Les laborieux distinguos juridiques de Gonzales ont provoqué stupeur et dégoût non pas seulement chez Michael Moore, mais là où l'administration américaine s'y attendait le moins. Le général Antonio Taguba a révélé qu'au centre de détention d'Abou Ghraib, en Irak, " de nombreux cas de mauvais traitements criminels, sadiques, flagrants et dégradants ont été infligés ". La Cour suprême a démoli l'argumentaire du gouvernement sur les combattants irréguliers et reconnu leur droit d'accéder au système judiciaire.
Ruth Wedgwood, éminente juriste américaine, et James Woolsey, ancien directeur de la CIA, deux durs, partisans de la guerre, ont rappelé que les États-Unis ne vivaient pas au " Moyen-Âge, à l'époque ou les hors-la-loi étaient pourchassés telles des bêtes sauvages " et qu'une démocratie " ne saurait faire place au pouvoir sans borne exercé sur un être humain, peu importe qui il est ".

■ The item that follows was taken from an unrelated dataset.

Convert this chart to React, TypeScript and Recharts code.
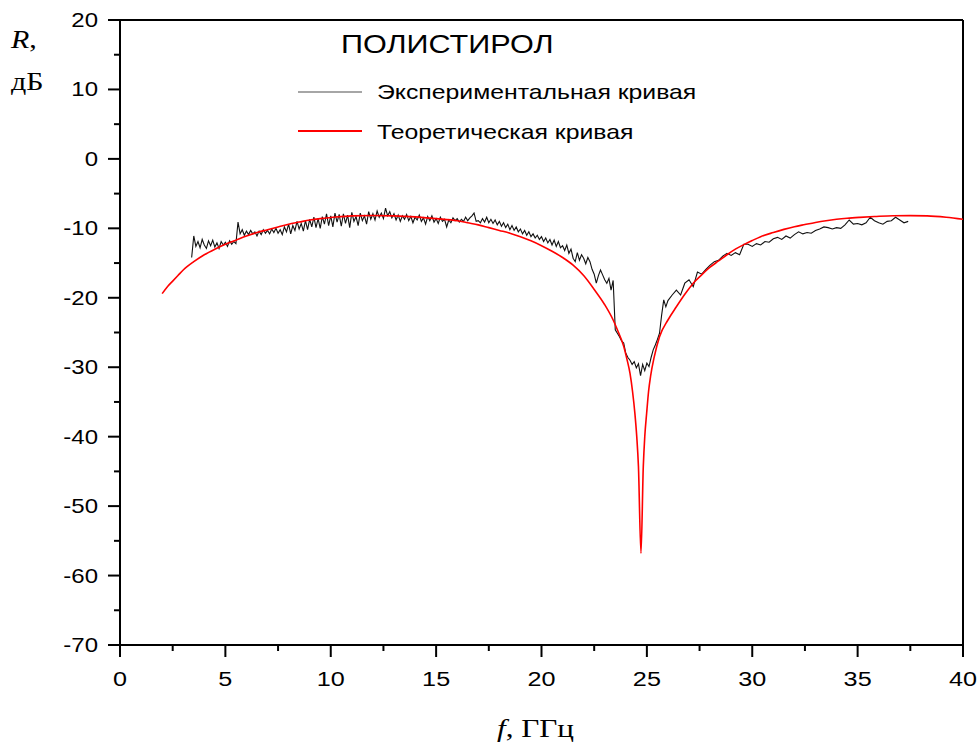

La semaine dernière, un groupe de 12 anciens généraux et amiraux ont écrit aux sénateurs, et non au président car cela ne servirait à rien, une lettre soulignant le rôle dévastateur que les politiques de M. Gonzales ont sur la réputation de leur pays dans le monde et sur le danger qu'elles posent pour la collecte d'information et pour la sécurité des militaires américains. Selon eux, le respect des Conventions de Genève " repose sur les valeurs morales qui sont au coeur de la création de ce pays ".

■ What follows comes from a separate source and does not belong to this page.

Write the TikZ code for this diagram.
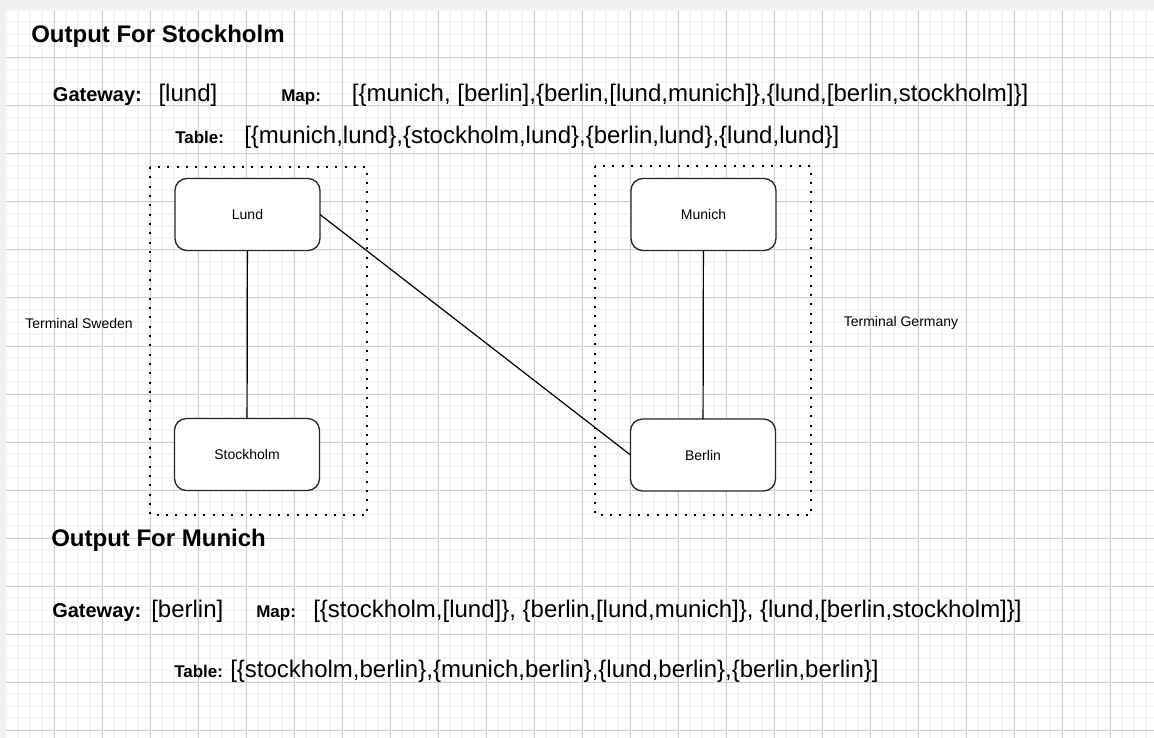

Lors des auditions du Sénat jeudi dernier, M. Gonzales a qualifié la torture d'odieuse et promis qu'il ferait respecter les lois la proscrivant. Je n'en crois pas un mot. Après tout, il est le collègue de Donald Rumsfeld, celui-là même qui affirmait que Saddam Hussein déplaçait ses armes tous les 12 heures à travers le pays et qui jurait savoir exactement où elles se trouvaient. On les cherche toujours, mais on sait que les prisonniers irakiens eux étaient déplacés d'une pièce à l'autre lorsque la Croix-Rouge visitait les bâtiments. J'en suis persuadé, Alberto Gonzales sera bien le seul ministre de la Torture au sein des démocraties.
Jocelyn Coulon
_ L'auteur est professeur invité au Groupe d'étude et de recherche sur la sécurité internationale du Centre d'études et de recherches internationales de l'Université de Montréal.